The most visible prospect among the St. Louis Cardinals’ improving stash is outfielder Colby Rasmus, in major league camp as a non-roster invitee. One of the biggest roster questions for the club is whether there will be room for the 22-year-old to make the team.
One by-product of all that attention is that the player’s every move is analyzed and often over analyzed. On Saturday, the St. Louis Post-Dispatch ran an article about Rasmus in which they highlighted a recent run of eight spring plate appearances through his first at-bat of Saturday’s game.
The headline screamed, “La Russa talk appears to have paid off for young St. Louis Cardinals Cardinals outfielder Rasmus”. Whew!
- The player may no longer be pressing.
- A talk the manager had with the player must have worked.
- A drop to the ninth spot in the order must have worked.
- All is right with the world.
Ok, I added the final point, but hopefully, you get the idea. Eight plate appearances aren’t enough to determine anything. Unfortunately, spring training is as long for the writers as it is for the players and coaches.
For the record, Rasmus went 0-for-3 with a strikeout over the rest of Saturday’s game following the eight cherry-picked plate appearances trumpeted in the P-D article.
Even my colleague Ray Mileur at Scout.com declared this morning that Rasmus has appeared to have made the team – with almost four weeks of exhibition games to go.
While Rasmus has been given the most at-bats on the Cardinals team, and in fact, the most of any player in any club’s spring training, he is hitting just .250. With his usual good eye at the plate, his on-base percentage is .351 due to five walks taken. Three extra base hits put Rasmus’ slugging mark at .375.
In other words, with only about 30 more points of spring OPS, Rasmus can reach Aaron Miles’ 2008 regular season mark of .753.
Am I suggesting Miles is Rasmus’ equal as a hitter? Of course not. But making pronouncements over 32 spring at-bats, let alone eight, is microanalysis at its best, or should I say, worst.
If one could take spring performances to date to the bank, Allen Craig, a man without a clear home defensively who realistically will be fighting to make the Memphis roster for the first time, should be starting at first base for St. Louis ahead of .286-hitting Albert Pujols. After all, Craig’s current line is a lusty .438/.526/.688.
One of the early worries was whether Rasmus, seemingly being pushed by the front office, would see enough at bats in Tony La Russa’s camp. Those fears were unfounded.
With an assist due to regular starting centerfielder Rick Ankiel being slowed by Achilles tendon soreness, Rasmus has seen action early and often this spring, including time in centerfield, as noted above.
As camp began, La Russa tossed out the idea of hitting Rasmus ninth in his order, but started spring games with Colby seeing action at or near the top instead.
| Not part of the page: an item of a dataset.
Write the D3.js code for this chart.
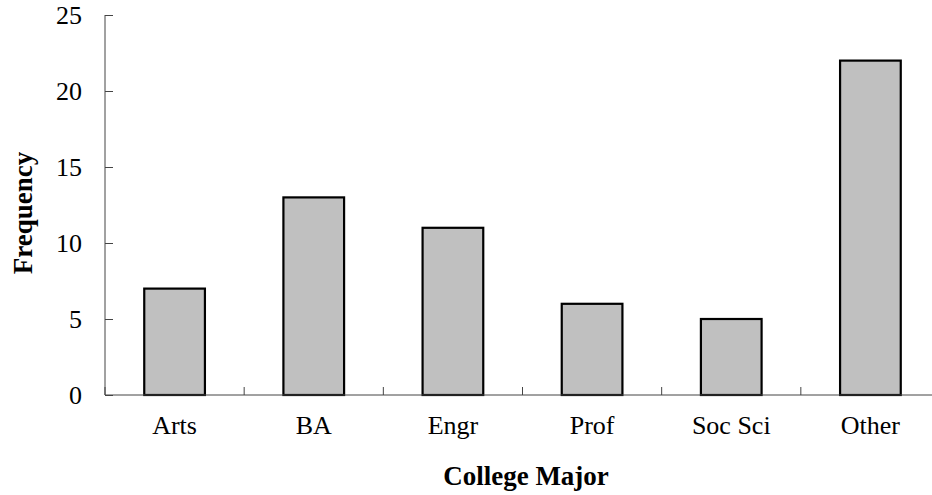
<!DOCTYPE html>
<html>
<head>
<meta charset="utf-8">
<script src="https://cdn.jsdelivr.net/npm/d3@7"></script>
<style>
  html, body { margin: 0; padding: 0; background: #fff; }
  svg { display: block; }
  text { font-family: "Liberation Serif", "Times New Roman", serif; fill: #000; }
</style>
</head>
<body>
<svg id="chart" width="932" height="495"></svg>
<script>
const categories = ["Arts", "BA", "Engr", "Prof", "Soc Sci", "Other"];
const frequencies = [7, 13, 11, 6, 5, 22];
const yTickValues = [0, 5, 10, 15, 20, 25];
const xTitle = "College Major";
const yTitle = "Frequency";

(function () {
const svg = d3.select("#chart");
const mLeft = 105, mRight = 940, mTop = 15, mBottom = 395;

const x = d3.scaleBand().domain(categories).range([mLeft, mRight])
  .paddingInner(0.564).paddingOuter(0.282);
const xStep = d3.scaleBand().domain(categories).range([mLeft, mRight]).padding(0);
const y = d3.scaleLinear().domain([0, 25]).range([mBottom, mTop]);

// bars
svg.append("g").selectAll("rect").data(categories).join("rect")
  .attr("x", d => x(d))
  .attr("y", (d, i) => y(frequencies[i]))
  .attr("width", x.bandwidth())
  .attr("height", (d, i) => y(0) - y(frequencies[i]))
  .attr("fill", "#c0c0c0")
  .attr("stroke", "#000")
  .attr("stroke-width", 2.2);

// y axis
const yAxis = svg.append("g").attr("transform", `translate(${mLeft},0)`)
  .call(d3.axisRight(y).tickValues(yTickValues).tickSize(8).tickFormat(() => ""));
yAxis.select(".domain").attr("stroke", "#444").attr("d", `M0,${mTop}V${mBottom}`);
yAxis.selectAll(".tick line").attr("stroke", "#444");

svg.append("g").selectAll("text").data(yTickValues).join("text")
  .attr("x", 82).attr("y", d => y(d)).attr("dy", "0.34em")
  .attr("text-anchor", "end").attr("font-size", 26)
  .text(d => d);

// x axis
const xAxisG = svg.append("g");
xAxisG.append("line").attr("x1", mLeft).attr("x2", mRight).attr("y1", mBottom).attr("y2", mBottom)
  .attr("stroke", "#444");
const boundaries = categories.map(c => xStep(c)).concat([mRight]);
xAxisG.selectAll("line.tk").data(boundaries).join("line").attr("class", "tk")
  .attr("x1", d => d).attr("x2", d => d).attr("y1", mBottom).attr("y2", mBottom - 8)
  .attr("stroke", "#444");

svg.append("g").selectAll("text").data(categories).join("text")
  .attr("x", d => x(d) + x.bandwidth() / 2).attr("y", 434)
  .attr("text-anchor", "middle").attr("font-size", 26)
  .text(d => d);

// titles
svg.append("text").attr("x", 526).attr("y", 485)
  .attr("text-anchor", "middle").attr("font-size", 27).attr("font-weight", "bold")
  .text(xTitle);
svg.append("text").attr("transform", `translate(32,213) rotate(-90)`)
  .attr("text-anchor", "middle").attr("font-size", 27).attr("font-weight", "bold")
  .text(yTitle);
})();
</script>
</body>
</html>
For the last several days, Rasmus has been in that ninth spot, as originally suggested.
Let’s move on to the broader landscape, which I assert affects Rasmus’ immediate future on the club as much or more than his own play. Inherent in the question of whether he makes the Cardinals are several other still-open issues related to other incumbent outfielders:
- Will Skip Schumaker be able to execute a successful transition to a major league-capable second baseman on the fly, thereby opening a left-handed outfield spot?
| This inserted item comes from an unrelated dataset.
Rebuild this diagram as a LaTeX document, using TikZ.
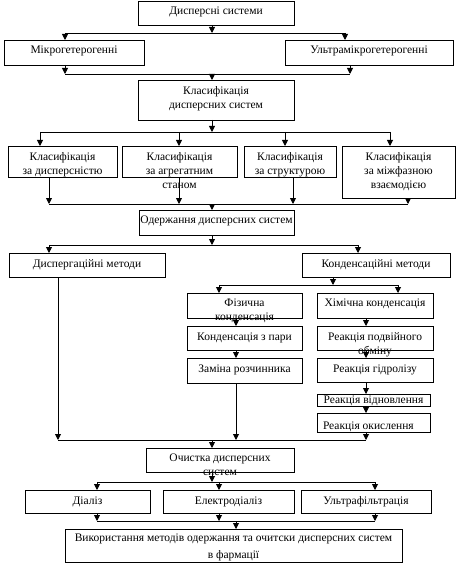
\documentclass[tikz,border=0pt]{standalone}
\usepackage{fontspec}
\setmainfont{Liberation Serif}
\usetikzlibrary{arrows.meta}
\tikzset{
  box/.style={draw, line width=0.9pt, inner sep=0pt, outer sep=0pt, rectangle},
  lbl/.style={inner sep=0pt, outer sep=0pt, anchor=north, align=center,
              font=\fontsize{11.5}{14}\selectfont},
  arr/.style={line width=0.9pt, -{Triangle[width=6pt,length=6pt]}},
  ln/.style={line width=0.9pt},
}
\newcommand\fs{\rule{0pt}{9pt}}
% [label opts] name x1 y1 x2 y2 text-offset text
\newcommand\bx[8][]{%
  \pgfmathsetmacro\bw{#5-#3}\pgfmathsetmacro\bh{#6-#4}%
  \pgfmathsetmacro\bcx{(#3+#5)/2}\pgfmathsetmacro\bcy{(#4+#6)/2}%
  \node[box, minimum width=\bw pt, minimum height=\bh pt] (#2) at (\bcx,\bcy) {};
  \node[lbl,#1] (#2t) at ([yshift=-#7pt]#2.north) {\fs#8};
}
\begin{document}
\begin{tikzpicture}[x=1pt,y=-1pt]
\useasboundingbox (0,0) rectangle (457,564);
\bx{b1}{138}{1}{294}{25}{5}{Дисперсні системи}
\bx{b2}{4}{40}{144}{65}{5}{Мікрогетерогенні}
\bx{b3}{285}{40}{453}{65}{5}{Ультрамікрогетерогенні}
\bx{b4}{138}{80}{294}{120}{5.5}{Класифікація\\дисперсних систем}
\bx{b5}{8}{146}{117}{177}{5.5}{Класифікація\\за дисперсністю}
\bx{b6}{122}{146}{237}{177}{5.5}{Класифікація\\за агрегатним\\станом}
\bx{b7}{244}{146}{336}{177}{5.5}{Класифікація\\за структурою}
\bx{b8}{342}{146}{455}{198}{5.5}{Класифікація\\за міжфазною\\взаємодією}
\bx{b9}{139}{210}{294}{235}{4.5}{Одержання дисперсних систем}
\bx{b10}{9}{253}{165}{277}{5}{Диспергаційні методи}
\bx{b11}{302}{253}{450}{277}{5}{Конденсаційні методи}
\bx{b12}{187}{293}{302}{318}{4.5}{Фізична\\конденсація}
\bx{b13}{317}{293}{433}{318}{4.5}{Хімічна конденсація}
\bx{b14}{187}{326}{302}{350}{5}{Конденсація з пари}
\bx{b15}{187}{358}{302}{383}{5}{Заміна розчинника}
\bx{b16}{317}{326}{433}{350}{5.5}{Реакція подвійного\\обміну}
\bx{b17}{317}{358}{433}{382}{5}{Реакція гідролізу}
\bx{b18}{317}{394}{430}{406}{0.5}{Реакція відновлення}
\bx[anchor=north west, xshift=-50.5pt]{b19}{317}{413}{430}{432}{7.5}{Реакція окислення}
\bx{b20}{146}{448}{294}{472}{4.5}{Очистка дисперсних\\систем}
\bx{b21}{25}{490}{150}{513}{5}{Діаліз}
\bx{b22}{163}{490}{294}{513}{5}{Електродіаліз}
\bx{b23}{301}{490}{431}{513}{5}{Ультрафільтрація}
\bx[font=\fontsize{11.5}{16.5}\selectfont]{b24}{65}{529}{402}{562}{3.5}{Використання методів одержання та очитски дисперсних систем\\в фармації}
% level 1
\draw[arr] (212,0 |- b1.south) -- (212,33);
\draw[ln] (65,33) -- (345,33);
\draw[arr] (65,33) -- (65,0 |- b2.north);
\draw[arr] (345,33) -- (345,0 |- b3.north);
% level 2
\draw[arr] (65,0 |- b2.south) -- (65,74);
\draw[arr] (350,0 |- b3.south) -- (350,74);
\draw[ln] (65,74) -- (350,74);
\draw[arr] (212,74) -- (212,0 |- b4.north);
% level 3
\draw[arr] (212,0 |- b4.south) -- (212,132);
\draw[ln] (40,132) -- (390,132);
\foreach \x/\n in {40/b5,179/b6,285/b7,390/b8}
  \draw[arr] (\x,132) -- (\x,0 |- \n.north);
% level 4
\foreach \x/\n in {49/b5,179/b6,293/b7,408/b8}
  \draw[arr] (\x,0 |- \n.south) -- (\x,204);
\draw[ln] (49,204) -- (408,204);
\draw[arr] (212,204) -- (212,0 |- b9.north);
% level 5
\draw[arr] (212,0 |- b9.south) -- (212,245);
\draw[ln] (49,245) -- (358,245);
\draw[arr] (49,245) -- (49,0 |- b10.north);
\draw[arr] (358,245) -- (358,0 |- b11.north);
% level 6
\draw[arr] (333,0 |- b11.south) -- (333,285);
\draw[ln] (219,285) -- (398,285);
\draw[arr] (219,285) -- (219,0 |- b12.north);
\draw[arr] (398,285) -- (398,0 |- b13.north);
% left chain
\draw[arr] (236,0 |- b12.south) -- (236,0 |- b14.north);
\draw[arr] (236,0 |- b14.south) -- (236,0 |- b15.north);
\draw[arr] (236,0 |- b15.south) -- (236,440);
% right chain
\draw[arr] (366,0 |- b13.south) -- (366,0 |- b16.north);
\draw[arr] (366,0 |- b16.south) -- (366,0 |- b17.north);
\draw[arr] (366,0 |- b17.south) -- (366,0 |- b18.north);
\draw[arr] (366,0 |- b18.south) -- (366,0 |- b19.north);
\draw[arr] (366,0 |- b19.south) -- (366,440);
% dispersion methods
\draw[arr] (58,0 |- b10.south) -- (58,440);
\draw[ln] (58,440) -- (366,440);
\draw[arr] (212,440) -- (212,0 |- b20.north);
% purification
\draw[arr] (212,0 |- b20.south) -- (212,482);
\draw[ln] (97,482) -- (375,482);
\foreach \x/\n in {97/b21,219/b22,375/b23}
  \draw[arr] (\x,482) -- (\x,0 |- \n.north);
\foreach \x/\n in {97/b21,219/b22,375/b23}
  \draw[arr] (\x,0 |- \n.south) -- (\x,521);
\draw[ln] (97,521) -- (375,521);
\draw[arr] (236,521) -- (236,0 |- b24.north);
\end{tikzpicture}
\end{document}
- Will Joe Mather start the season at third base, making a bit more room in a very crowded outfield?
- Will the Cardinals finally engineer a trade to relieve some of the outfield surplus to address other needs after a winter of attempts and failures?
Here’s hoping that Rasmus does well this spring, but let’s check back on his progress in a few weeks, not in a few more at-bats.
So, how is Chris Carpenter doing today?